▶ **DATASET ROWS**:
[START]

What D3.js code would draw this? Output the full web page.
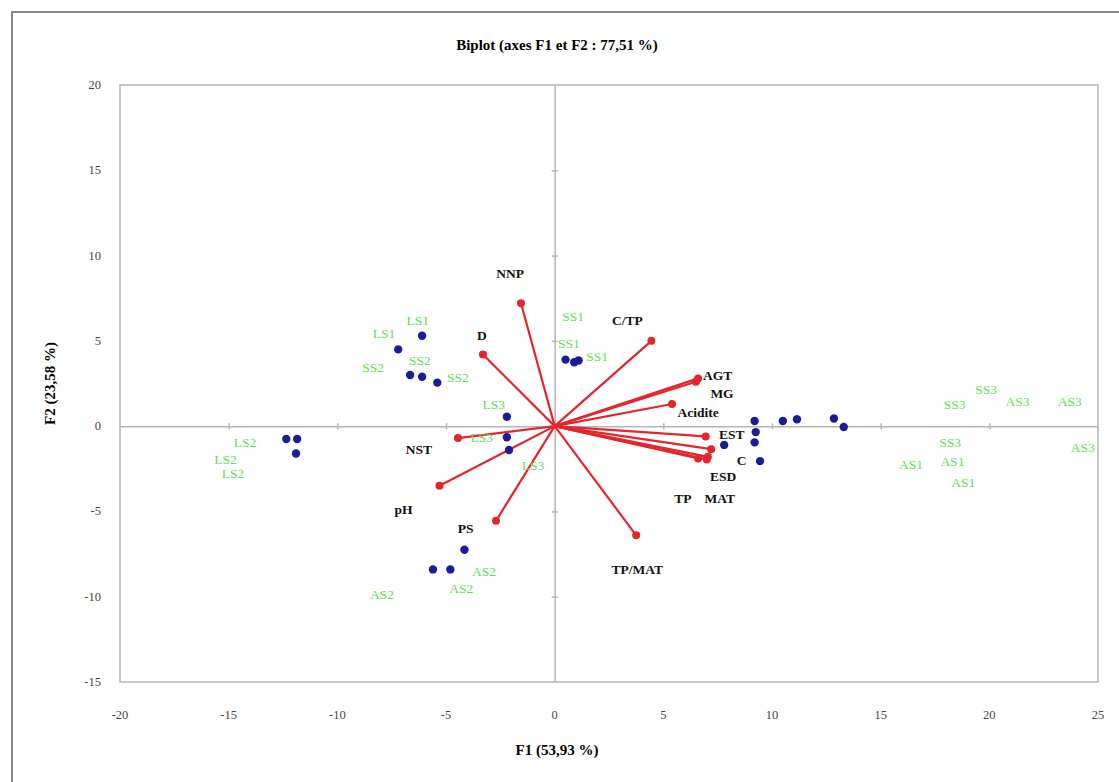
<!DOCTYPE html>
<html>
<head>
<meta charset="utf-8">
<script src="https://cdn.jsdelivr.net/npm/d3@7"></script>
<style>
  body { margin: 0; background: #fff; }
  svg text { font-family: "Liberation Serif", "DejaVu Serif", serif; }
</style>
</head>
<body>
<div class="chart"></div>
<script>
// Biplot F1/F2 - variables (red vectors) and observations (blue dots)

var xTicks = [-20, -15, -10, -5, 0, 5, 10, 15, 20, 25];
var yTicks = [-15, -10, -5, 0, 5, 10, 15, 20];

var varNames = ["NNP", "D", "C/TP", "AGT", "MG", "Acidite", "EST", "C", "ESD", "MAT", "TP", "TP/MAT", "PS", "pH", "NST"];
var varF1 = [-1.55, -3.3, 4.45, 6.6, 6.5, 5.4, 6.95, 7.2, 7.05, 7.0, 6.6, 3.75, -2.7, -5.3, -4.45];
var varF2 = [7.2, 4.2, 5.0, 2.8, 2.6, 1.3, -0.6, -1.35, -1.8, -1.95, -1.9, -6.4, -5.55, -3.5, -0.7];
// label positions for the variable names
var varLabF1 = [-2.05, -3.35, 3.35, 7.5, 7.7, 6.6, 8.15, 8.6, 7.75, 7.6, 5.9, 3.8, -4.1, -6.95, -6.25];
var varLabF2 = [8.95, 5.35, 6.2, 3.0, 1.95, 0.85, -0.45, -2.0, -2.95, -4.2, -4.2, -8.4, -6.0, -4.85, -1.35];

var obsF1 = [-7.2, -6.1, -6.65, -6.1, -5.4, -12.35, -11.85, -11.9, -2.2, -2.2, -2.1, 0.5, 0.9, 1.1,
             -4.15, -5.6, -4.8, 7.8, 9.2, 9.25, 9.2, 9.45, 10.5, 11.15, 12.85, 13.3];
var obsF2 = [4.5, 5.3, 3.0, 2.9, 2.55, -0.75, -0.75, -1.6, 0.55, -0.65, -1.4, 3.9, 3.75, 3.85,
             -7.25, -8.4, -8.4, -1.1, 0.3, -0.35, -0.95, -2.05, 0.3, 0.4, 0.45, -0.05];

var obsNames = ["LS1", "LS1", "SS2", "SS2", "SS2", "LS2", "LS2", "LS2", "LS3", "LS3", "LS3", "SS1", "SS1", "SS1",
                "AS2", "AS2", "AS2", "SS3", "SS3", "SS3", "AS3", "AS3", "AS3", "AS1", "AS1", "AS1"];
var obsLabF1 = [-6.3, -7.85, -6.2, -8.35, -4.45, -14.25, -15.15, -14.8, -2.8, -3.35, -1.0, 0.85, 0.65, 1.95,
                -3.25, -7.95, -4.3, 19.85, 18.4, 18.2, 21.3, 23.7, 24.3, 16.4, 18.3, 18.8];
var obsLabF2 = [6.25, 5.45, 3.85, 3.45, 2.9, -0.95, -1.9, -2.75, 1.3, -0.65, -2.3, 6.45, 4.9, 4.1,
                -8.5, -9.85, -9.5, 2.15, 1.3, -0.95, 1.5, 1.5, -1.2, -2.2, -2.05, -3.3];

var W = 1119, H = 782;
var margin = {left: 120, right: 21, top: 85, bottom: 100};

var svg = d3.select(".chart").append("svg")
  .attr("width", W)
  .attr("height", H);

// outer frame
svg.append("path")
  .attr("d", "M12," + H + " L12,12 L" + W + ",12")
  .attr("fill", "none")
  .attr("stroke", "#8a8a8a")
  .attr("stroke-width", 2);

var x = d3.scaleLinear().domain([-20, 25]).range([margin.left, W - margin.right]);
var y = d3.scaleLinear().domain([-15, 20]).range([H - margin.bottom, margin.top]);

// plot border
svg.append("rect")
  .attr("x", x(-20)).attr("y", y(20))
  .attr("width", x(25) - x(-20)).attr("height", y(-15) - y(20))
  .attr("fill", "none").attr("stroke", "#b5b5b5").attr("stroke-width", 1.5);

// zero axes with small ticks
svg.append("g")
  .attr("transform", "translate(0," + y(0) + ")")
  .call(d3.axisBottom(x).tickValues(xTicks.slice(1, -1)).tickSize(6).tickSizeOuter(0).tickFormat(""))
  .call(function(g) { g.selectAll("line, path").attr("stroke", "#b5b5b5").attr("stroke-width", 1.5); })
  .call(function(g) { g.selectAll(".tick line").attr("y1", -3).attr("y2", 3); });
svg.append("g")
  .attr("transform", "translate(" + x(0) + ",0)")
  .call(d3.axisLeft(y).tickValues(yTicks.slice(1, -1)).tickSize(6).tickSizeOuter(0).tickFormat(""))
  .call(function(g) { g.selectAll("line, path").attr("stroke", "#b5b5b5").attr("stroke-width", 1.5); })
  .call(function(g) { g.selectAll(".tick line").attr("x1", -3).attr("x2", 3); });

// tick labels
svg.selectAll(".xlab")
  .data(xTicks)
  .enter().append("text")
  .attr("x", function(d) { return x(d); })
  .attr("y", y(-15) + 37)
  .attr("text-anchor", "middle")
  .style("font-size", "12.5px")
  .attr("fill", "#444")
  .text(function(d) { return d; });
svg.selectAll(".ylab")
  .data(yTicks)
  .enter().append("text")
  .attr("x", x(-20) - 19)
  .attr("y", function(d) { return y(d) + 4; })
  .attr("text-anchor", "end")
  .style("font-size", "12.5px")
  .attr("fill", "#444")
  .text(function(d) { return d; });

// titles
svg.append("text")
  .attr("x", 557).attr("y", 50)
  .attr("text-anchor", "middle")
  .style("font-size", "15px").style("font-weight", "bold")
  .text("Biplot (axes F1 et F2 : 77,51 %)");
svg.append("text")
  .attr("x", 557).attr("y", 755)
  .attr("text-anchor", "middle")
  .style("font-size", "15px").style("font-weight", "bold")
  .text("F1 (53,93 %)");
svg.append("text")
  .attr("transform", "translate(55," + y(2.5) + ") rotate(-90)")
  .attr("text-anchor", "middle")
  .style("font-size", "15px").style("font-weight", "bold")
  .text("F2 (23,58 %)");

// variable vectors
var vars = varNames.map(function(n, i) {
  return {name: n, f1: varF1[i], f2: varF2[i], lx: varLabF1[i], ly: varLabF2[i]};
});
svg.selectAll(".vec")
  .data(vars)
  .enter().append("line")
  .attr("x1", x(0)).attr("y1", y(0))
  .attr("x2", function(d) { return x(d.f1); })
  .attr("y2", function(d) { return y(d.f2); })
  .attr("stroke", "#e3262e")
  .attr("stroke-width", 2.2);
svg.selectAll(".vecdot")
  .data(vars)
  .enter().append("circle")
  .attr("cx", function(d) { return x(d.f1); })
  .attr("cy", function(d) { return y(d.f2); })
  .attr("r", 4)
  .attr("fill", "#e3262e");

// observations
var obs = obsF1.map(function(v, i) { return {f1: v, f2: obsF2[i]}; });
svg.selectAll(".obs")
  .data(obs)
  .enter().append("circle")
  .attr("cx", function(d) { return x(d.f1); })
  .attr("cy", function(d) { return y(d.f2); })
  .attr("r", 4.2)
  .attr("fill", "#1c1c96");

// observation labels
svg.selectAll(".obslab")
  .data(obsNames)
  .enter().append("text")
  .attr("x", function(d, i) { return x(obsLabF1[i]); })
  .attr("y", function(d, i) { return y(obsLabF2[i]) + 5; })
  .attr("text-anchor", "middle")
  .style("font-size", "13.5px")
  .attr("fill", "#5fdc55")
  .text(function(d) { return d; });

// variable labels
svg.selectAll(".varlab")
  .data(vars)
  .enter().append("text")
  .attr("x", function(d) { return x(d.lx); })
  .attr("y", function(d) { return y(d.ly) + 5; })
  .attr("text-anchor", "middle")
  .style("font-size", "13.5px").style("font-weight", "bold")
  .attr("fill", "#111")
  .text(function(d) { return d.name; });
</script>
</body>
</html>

[END]
[START]

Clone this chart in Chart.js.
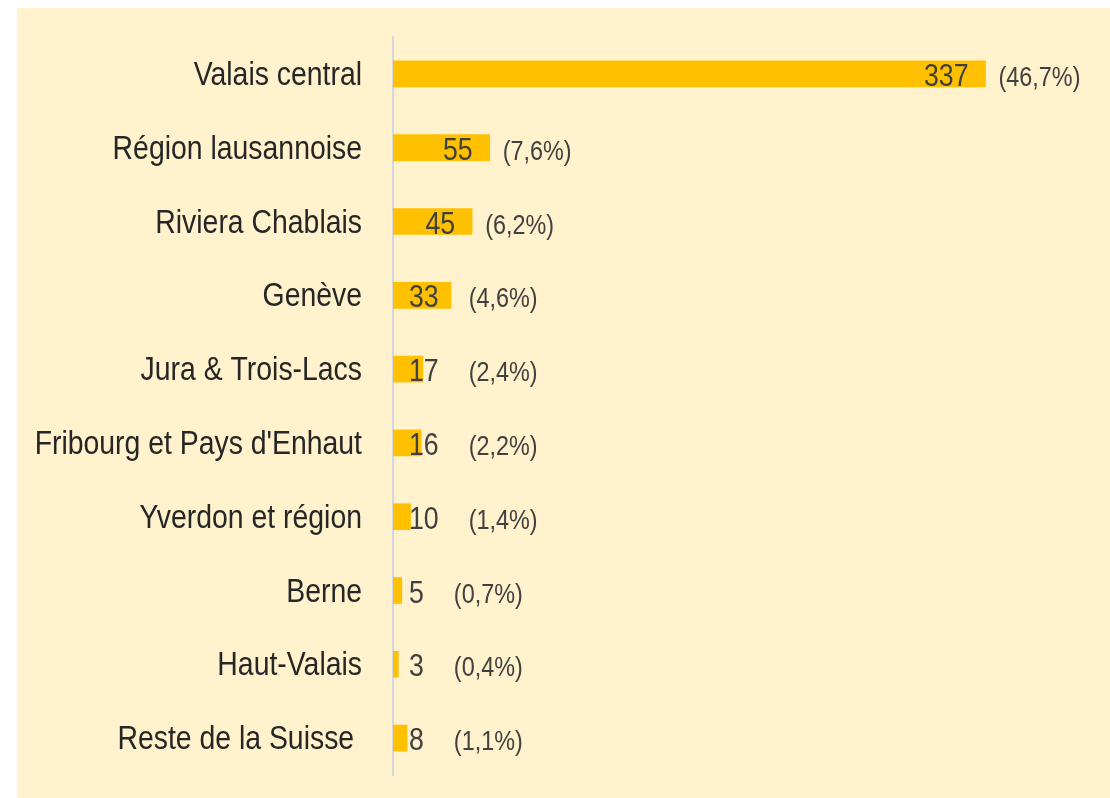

[END]

Beginning with the line above that contains "What D3.js code" and finishing with the line that contains "var yTicks = [-15, -10, -5, 0, 5, 10, 15, 20];", print those lines exactly and only. Skip all pictures.

What D3.js code would draw this? Output the full web page.
<!DOCTYPE html>
<html>
<head>
<meta charset="utf-8">
<script src="https://cdn.jsdelivr.net/npm/d3@7"></script>
<style>
  body { margin: 0; background: #fff; }
  svg text { font-family: "Liberation Serif", "DejaVu Serif", serif; }
</style>
</head>
<body>
<div class="chart"></div>
<script>
// Biplot F1/F2 - variables (red vectors) and observations (blue dots)

var xTicks = [-20, -15, -10, -5, 0, 5, 10, 15, 20, 25];
var yTicks = [-15, -10, -5, 0, 5, 10, 15, 20];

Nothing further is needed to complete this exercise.